# What to do:
Word for word, transcribe the lines below and drop the pictures.

# Source excerpt:
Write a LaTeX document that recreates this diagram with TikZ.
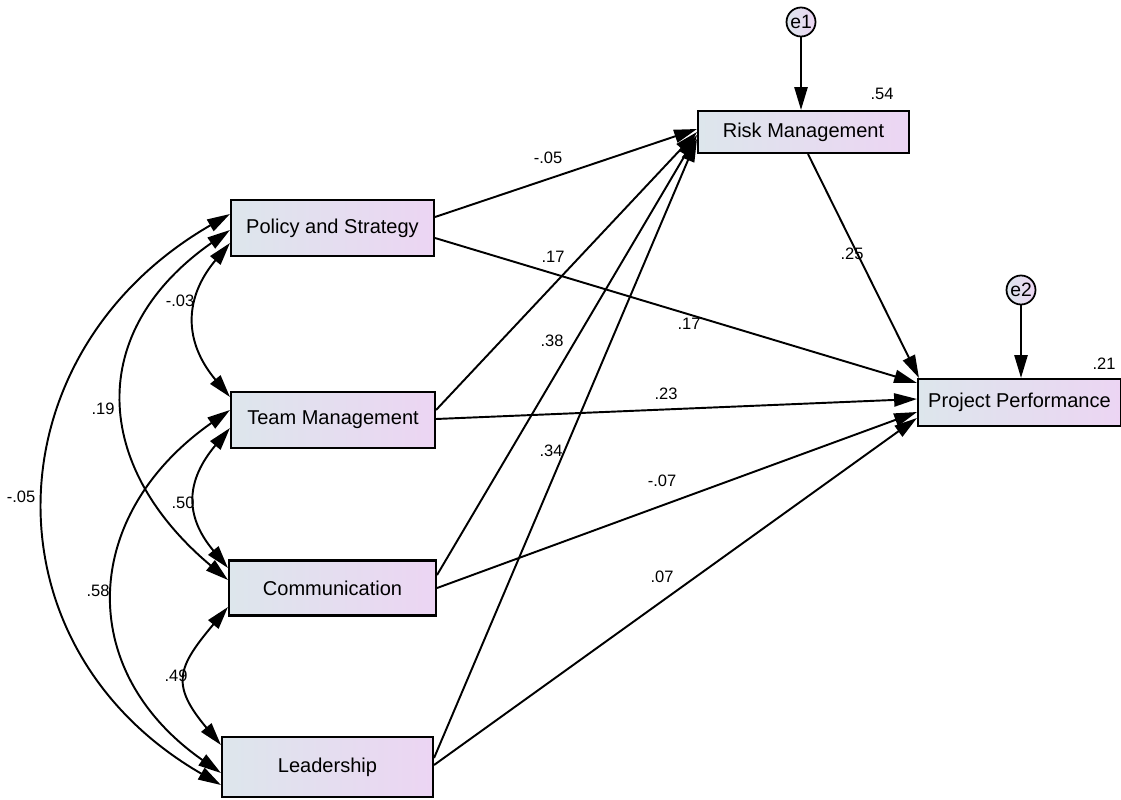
\documentclass[tikz,border=0pt]{standalone}
\usepackage{fontspec}
\setmainfont{Liberation Sans}
\usetikzlibrary{arrows.meta}
\definecolor{boxleft}{RGB}{221,230,236}
\definecolor{boxright}{RGB}{236,213,243}

\begin{document}
\begin{tikzpicture}[x=0.02cm,y=0.02cm,
  obs/.style={draw,line width=1.2pt,left color=boxleft,right color=boxright,
    font=\fontsize{11.4}{13}\selectfont,inner sep=0pt},
  err/.style={circle,draw,line width=1pt,left color=boxleft,right color=boxright,
    minimum size=0.58cm,inner sep=0pt,font=\fontsize{11}{12}\selectfont},
  arr/.style={line width=1.1pt,-{Triangle[length=13pt,width=7.5pt]}},
  cov/.style={line width=1.1pt,{Triangle[length=13pt,width=7.5pt]}-{Triangle[length=13pt,width=7.5pt]}},
  lbl/.style={font=\fontsize{9.4}{10}\selectfont,inner sep=1pt}]
  \useasboundingbox (0,0) rectangle (1121,799);

  % observed variables
  \node[obs,minimum width=4.06cm,minimum height=1.12cm] (PS) at (332.5,571) {Policy and Strategy};
  \node[obs,minimum width=4.08cm,minimum height=1.12cm] (TM) at (333,379) {Team Management};
  \node[obs,minimum width=4.14cm,minimum height=1.1cm] (CO) at (332.5,211) {Communication};
  \node[obs,minimum width=4.22cm,minimum height=1.2cm] (LE) at (327.5,32) {Leadership};
  \node[obs,minimum width=4.22cm,minimum height=0.84cm] (RM) at (803.5,667) {Risk Management};
  \node[obs,minimum width=4.06cm,minimum height=0.94cm] (PP) at (1019.5,396.5) {Project Performance};
  % errors
  \node[err] (e1) at (801,777) {e1};
  \node[err] (e2) at (1021,509) {e2};

  % regression paths
  \draw[arr] ([yshift=0.22cm]PS.east) -- ([yshift=0.06cm]RM.west);
  \draw[arr] ([yshift=-0.2cm]PS.east) -- ([yshift=0.39cm]PP.west);
  \draw[arr] ([yshift=0.2cm]TM.east) -- (RM.west);
  \draw[arr] ([yshift=0.02cm]TM.east) -- ([yshift=0.07cm]PP.west);
  \draw[arr] ([yshift=0.26cm]CO.east) -- ([yshift=-0.06cm]RM.west);
  \draw[arr] (CO.east) -- ([yshift=-0.19cm]PP.west);
  \draw[arr] ([yshift=0.18cm]LE.east) -- ([yshift=-0.14cm]RM.west);
  \draw[arr] ([yshift=0.04cm]LE.east) -- ([yshift=-0.31cm]PP.west);
  \draw[arr] ([xshift=0.09cm]RM.south) -- ([xshift=0.04cm]PP.north west);
  \draw[arr] (e1.south) -- (e1.south |- RM.north);
  \draw[arr] (e2.south) -- (e2.south |- PP.north);

  % covariances
  \draw[cov] ([yshift=-0.3cm]PS.west) to[out=230,in=130,looseness=1.2] ([yshift=0.46cm]TM.west);
  \draw[cov] ([yshift=-0.04cm]PS.west) to[out=215,in=140,looseness=1.29] ([yshift=0.16cm]CO.west);
  \draw[cov] ([yshift=0.28cm]PS.west) to[out=210,in=150,looseness=1.24] ([yshift=-0.36cm]LE.west);
  \draw[cov] ([yshift=-0.16cm]TM.west) to[out=230,in=130,looseness=1.25] ([yshift=0.4cm]CO.west);
  \draw[cov] ([yshift=0.2cm]TM.west) to[out=215,in=145,looseness=1.27] ([yshift=-0.12cm]LE.west);
  \draw[cov] ([yshift=-0.38cm]CO.west) to[out=230,in=130,looseness=1.46] ([yshift=0.44cm]LE.west);

  % estimates
  \node[lbl] (wPSRM) at (548,641) {-.05};
  \node[lbl] (wPSPP) at (689,475) {.17};
  \node[lbl] (wTMRM) at (553,542) {.17};
  \node[lbl] (wCORM) at (552,458) {.38};
  \node[lbl] (wLERM) at (551,348) {.34};
  \node[lbl] (wTMPP) at (666,405) {.23};
  \node[lbl] (wCOPP) at (662,318) {-.07};
  \node[lbl] (wLEPP) at (662,222) {.07};
  \node[lbl] (wRMPP) at (852,545) {.25};
  \node[lbl] (rRM) at (882,705) {.54};
  \node[lbl] (rPP) at (1104,435) {.21};
  \node[lbl] (cPSTM) at (180,498) {-.03};
  \node[lbl] (cPSCO) at (103,390) {.19};
  \node[lbl] (cPSLE) at (21,302) {-.05};
  \node[lbl] (cTMCO) at (183,296) {.50};
  \node[lbl] (cTMLE) at (98,208) {.58};
  \node[lbl] (cCOLE) at (176,123) {.49};
\end{tikzpicture}
\end{document}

# Solution for this exercise:
Write a LaTeX document that recreates this diagram with TikZ.
\documentclass[tikz,border=0pt]{standalone}
\usepackage{fontspec}
\setmainfont{Liberation Sans}
\usetikzlibrary{arrows.meta}
\definecolor{boxleft}{RGB}{221,230,236}
\definecolor{boxright}{RGB}{236,213,243}

\begin{document}
\begin{tikzpicture}[x=0.02cm,y=0.02cm,
  obs/.style={draw,line width=1.2pt,left color=boxleft,right color=boxright,
    font=\fontsize{11.4}{13}\selectfont,inner sep=0pt},
  err/.style={circle,draw,line width=1pt,left color=boxleft,right color=boxright,
    minimum size=0.58cm,inner sep=0pt,font=\fontsize{11}{12}\selectfont},
  arr/.style={line width=1.1pt,-{Triangle[length=13pt,width=7.5pt]}},
  cov/.style={line width=1.1pt,{Triangle[length=13pt,width=7.5pt]}-{Triangle[length=13pt,width=7.5pt]}},
  lbl/.style={font=\fontsize{9.4}{10}\selectfont,inner sep=1pt}]
  \useasboundingbox (0,0) rectangle (1121,799);

  % observed variables
  \node[obs,minimum width=4.06cm,minimum height=1.12cm] (PS) at (332.5,571) {Policy and Strategy};
  \node[obs,minimum width=4.08cm,minimum height=1.12cm] (TM) at (333,379) {Team Management};
  \node[obs,minimum width=4.14cm,minimum height=1.1cm] (CO) at (332.5,211) {Communication};
  \node[obs,minimum width=4.22cm,minimum height=1.2cm] (LE) at (327.5,32) {Leadership};
  \node[obs,minimum width=4.22cm,minimum height=0.84cm] (RM) at (803.5,667) {Risk Management};
  \node[obs,minimum width=4.06cm,minimum height=0.94cm] (PP) at (1019.5,396.5) {Project Performance};
  % errors
  \node[err] (e1) at (801,777) {e1};
  \node[err] (e2) at (1021,509) {e2};

  % regression paths
  \draw[arr] ([yshift=0.22cm]PS.east) -- ([yshift=0.06cm]RM.west);
  \draw[arr] ([yshift=-0.2cm]PS.east) -- ([yshift=0.39cm]PP.west);
  \draw[arr] ([yshift=0.2cm]TM.east) -- (RM.west);
  \draw[arr] ([yshift=0.02cm]TM.east) -- ([yshift=0.07cm]PP.west);
  \draw[arr] ([yshift=0.26cm]CO.east) -- ([yshift=-0.06cm]RM.west);
  \draw[arr] (CO.east) -- ([yshift=-0.19cm]PP.west);
  \draw[arr] ([yshift=0.18cm]LE.east) -- ([yshift=-0.14cm]RM.west);
  \draw[arr] ([yshift=0.04cm]LE.east) -- ([yshift=-0.31cm]PP.west);
  \draw[arr] ([xshift=0.09cm]RM.south) -- ([xshift=0.04cm]PP.north west);
  \draw[arr] (e1.south) -- (e1.south |- RM.north);
  \draw[arr] (e2.south) -- (e2.south |- PP.north);

  % covariances
  \draw[cov] ([yshift=-0.3cm]PS.west) to[out=230,in=130,looseness=1.2] ([yshift=0.46cm]TM.west);
  \draw[cov] ([yshift=-0.04cm]PS.west) to[out=215,in=140,looseness=1.29] ([yshift=0.16cm]CO.west);
  \draw[cov] ([yshift=0.28cm]PS.west) to[out=210,in=150,looseness=1.24] ([yshift=-0.36cm]LE.west);
  \draw[cov] ([yshift=-0.16cm]TM.west) to[out=230,in=130,looseness=1.25] ([yshift=0.4cm]CO.west);
  \draw[cov] ([yshift=0.2cm]TM.west) to[out=215,in=145,looseness=1.27] ([yshift=-0.12cm]LE.west);
  \draw[cov] ([yshift=-0.38cm]CO.west) to[out=230,in=130,looseness=1.46] ([yshift=0.44cm]LE.west);

  % estimates
  \node[lbl] (wPSRM) at (548,641) {-.05};
  \node[lbl] (wPSPP) at (689,475) {.17};
  \node[lbl] (wTMRM) at (553,542) {.17};
  \node[lbl] (wCORM) at (552,458) {.38};
  \node[lbl] (wLERM) at (551,348) {.34};
  \node[lbl] (wTMPP) at (666,405) {.23};
  \node[lbl] (wCOPP) at (662,318) {-.07};
  \node[lbl] (wLEPP) at (662,222) {.07};
  \node[lbl] (wRMPP) at (852,545) {.25};
  \node[lbl] (rRM) at (882,705) {.54};
  \node[lbl] (rPP) at (1104,435) {.21};
  \node[lbl] (cPSTM) at (180,498) {-.03};
  \node[lbl] (cPSCO) at (103,390) {.19};
  \node[lbl] (cPSLE) at (21,302) {-.05};
  \node[lbl] (cTMCO) at (183,296) {.50};
  \node[lbl] (cTMLE) at (98,208) {.58};
  \node[lbl] (cCOLE) at (176,123) {.49};
\end{tikzpicture}
\end{document}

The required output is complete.